“Fine bright day. We took a long walk up the hill on the sunny side of the valley opposite where the snow was, and had a splendid view of country, including a lovely snowy mountain from the top of it. There were carts going up the hill whose drivers were very decent in resting the horses crossways on the slope.”
“First meeting of Daíl Éireann. The English papers’ ingenuity was sorely taxed to find derogatory things to say about it. I have lost a great deal of interest in it on account of there being no women in it, & can’t respect it very much either, for the same reason.”
“No news. D. seemed to have gone back again. There was a committee at the Club, & frightful revelations of the rioting & revelling & throwing bottles from the roof that went on during the election times. The caretaker is not a bit of good. Connolly as usual wanted to get all the women turned out of the Club. Miss Skeffington, Mrs Phelan, Mrs Gallagher & I were appointed [to] a committee to make rules about the girls. Miss S. spoke very well to about the behaviour of the men being worse than that of the girls; she feels very strongly about that.

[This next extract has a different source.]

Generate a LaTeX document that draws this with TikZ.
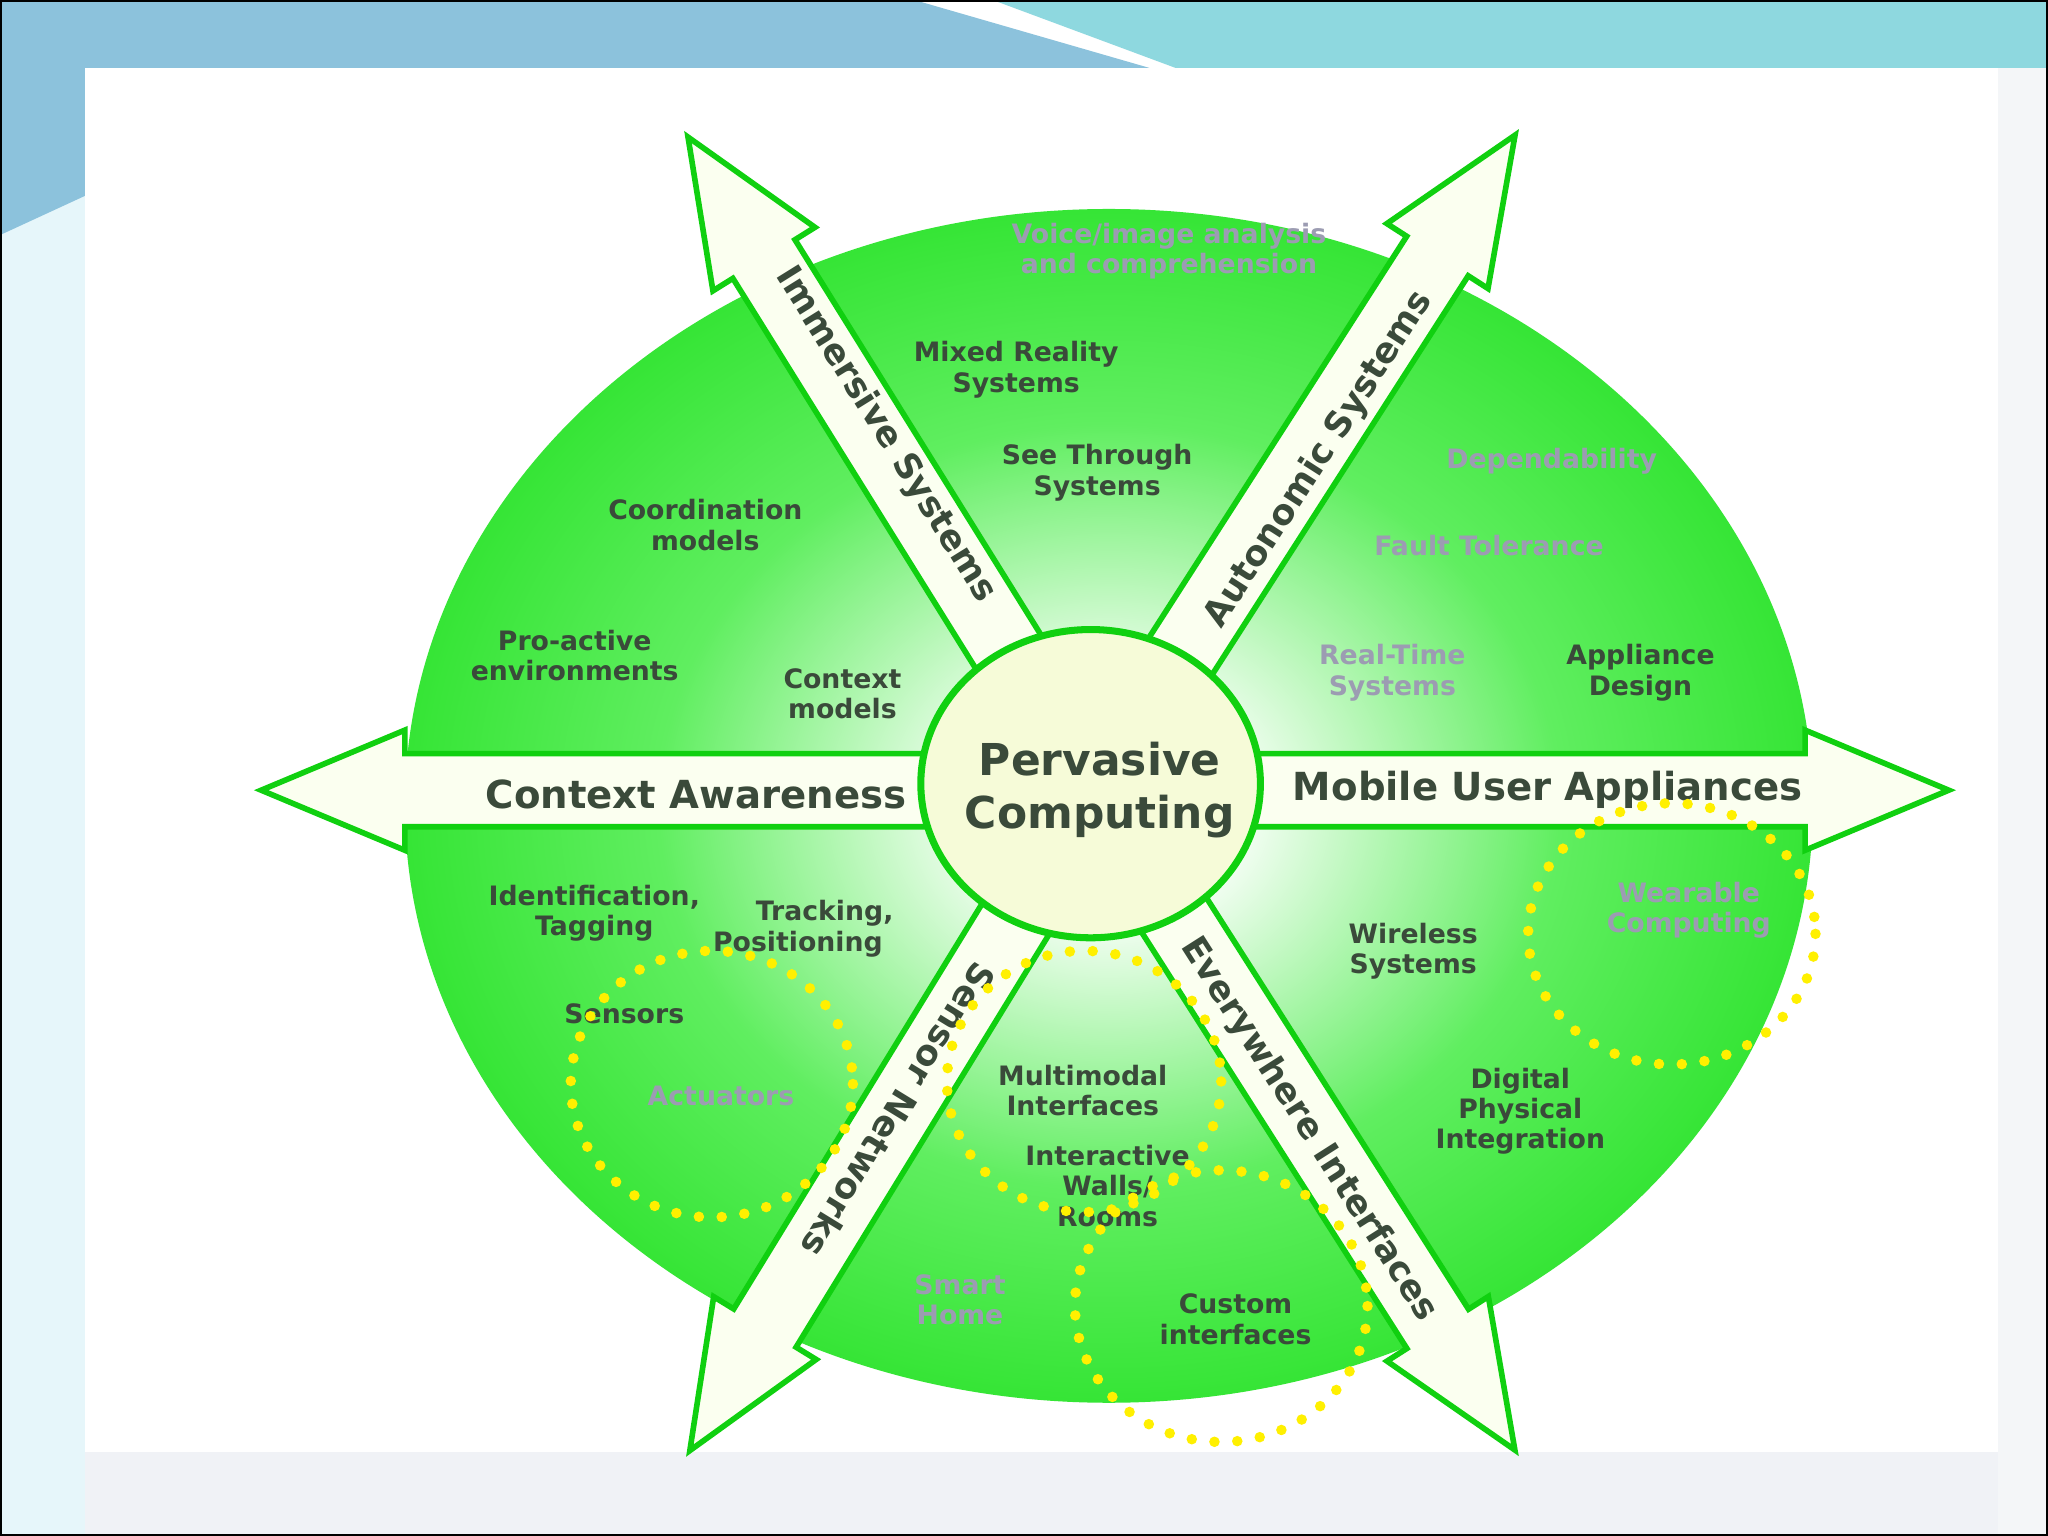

“Before that some of us were sitting round the fire in 6 with the Countess, and Mrs Gallagher brought in a reporter & a big Canadian Khaki soldier – whom she & he wished to introduce to the Countess, but behold, she wouldn’t shake hands with him. I think it was great cheek to bring him there, but Miss Power of the Cove, & probably Mrs Gallagher thought she was very severe.”
“I went on to the club committee then; it was nearly all about the plebiscite. There have to be articles in the local press to prepare the public’s mind, & handbills distributed; & they say of course Redmond will send orders to all his followers not to sign it.”